**The exercise:** Find each line containing the string "matplotlib" and return it.
------------------------------
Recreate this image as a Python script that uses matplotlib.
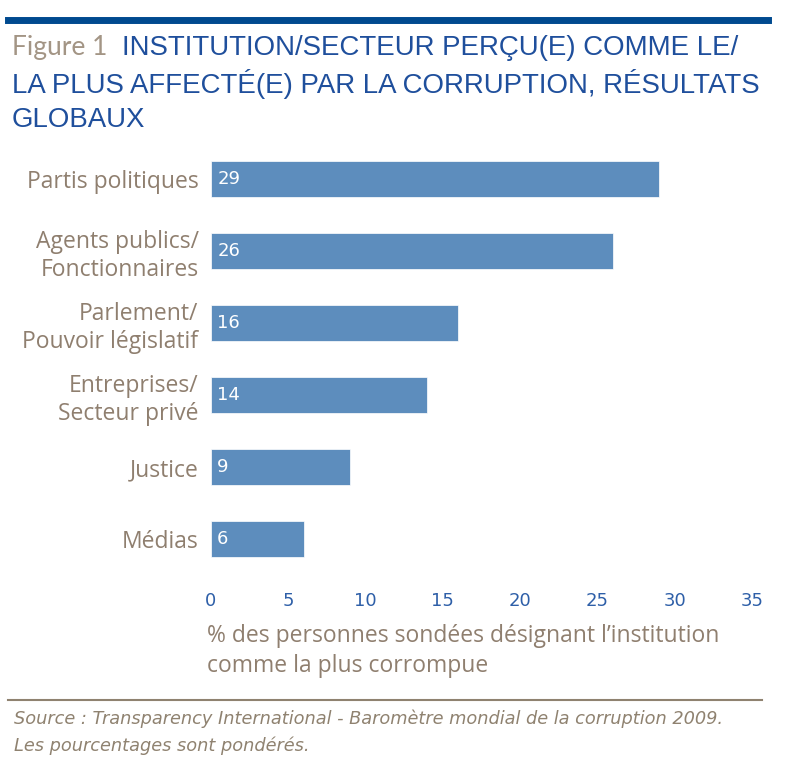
import matplotlib.pyplot as plt
from matplotlib.lines import Line2D

categories = ['Partis politiques', 'Agents publics/\nFonctionnaires', 'Parlement/\nPouvoir législatif',
              'Entreprises/\nSecteur privé', 'Justice', 'Médias']
values = [29, 26, 16, 14, 9, 6]
xticks = [0, 5, 10, 15, 20, 25, 30, 35]

bar_color = '#5d8dbd'
tan = '#8f7f6f'
blue = '#1f4f9c'

fig = plt.figure(figsize=(7.94, 7.68), dpi=100)

# top rule
fig.add_artist(Line2D([8 / 794, 768 / 794], [1 - 20 / 768, 1 - 20 / 768], color='#004a8f', lw=5))

# title
title_font = ['Liberation Sans', 'DejaVu Sans']
fig.text(12 / 794, 1 - 48 / 768, 'Figure 1', color='#a39585', fontsize=19, family=['Lato', 'DejaVu Sans'],
         va='center', ha='left')
fig.text(122 / 794, 1 - 48 / 768, 'INSTITUTION/SECTEUR PERÇU(E) COMME LE/', color=blue, fontsize=19.9,
         family=title_font, va='center', ha='left')
fig.text(12 / 794, 1 - 84 / 768, 'LA PLUS AFFECTÉ(E) PAR LA CORRUPTION, RÉSULTATS', color=blue, fontsize=19.9,
         family=title_font, va='center', ha='left')
fig.text(12 / 794, 1 - 120 / 768, 'GLOBAUX', color=blue, fontsize=19.9,
         family=title_font, va='center', ha='left')

ax = fig.add_axes([211 / 794, 1 - 575 / 768, 541 / 794, 432 / 768])
pos = range(len(categories))
ax.barh(pos, values, height=0.5, color=bar_color, edgecolor='white', linewidth=0.5)
for p, v in zip(pos, values):
    ax.text(0.4, p, str(v), color='white', fontsize=13, va='center', ha='left')

ax.set_xlim(0, 35)
ax.set_ylim(5.5, -0.5)
ax.set_yticks(list(pos))
ax.set_yticklabels(categories, fontsize=16.5, color=tan, family=['Open Sans', 'DejaVu Sans'],
                   linespacing=1.2)
ax.set_xticks(xticks)
ax.set_xticklabels([str(t) for t in xticks], fontsize=13, color='#2e5fa8')
ax.tick_params(axis='both', length=0)
ax.tick_params(axis='x', pad=12)
ax.tick_params(axis='y', pad=9)
for s in ax.spines.values():
    s.set_visible(False)

fig.text(207 / 794, 1 - 651 / 768, '% des personnes sondées désignant l\u2019institution\ncomme la plus corrompue',
         color=tan, fontsize=16.5, family=['Open Sans', 'DejaVu Sans'], va='center', ha='left', linespacing=1.3)

# bottom rule and source
fig.add_artist(Line2D([8 / 794, 762 / 794], [1 - 700 / 768, 1 - 700 / 768], color='#8f8270', lw=1.5))
fig.text(14 / 794, 1 - 732 / 768,
         'Source : Transparency International - Baromètre mondial de la corruption 2009.\nLes pourcentages sont pondérés.',
         color='#8f8270', fontsize=12.8, style='italic', family=['DejaVu Sans'], va='center', ha='left',
         linespacing=1.6)

fig.savefig('out.png', dpi=100)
------------------------------
**Response for this exercise:**
Recreate this image as a Python script that uses matplotlib.
import matplotlib.pyplot as plt
from matplotlib.lines import Line2D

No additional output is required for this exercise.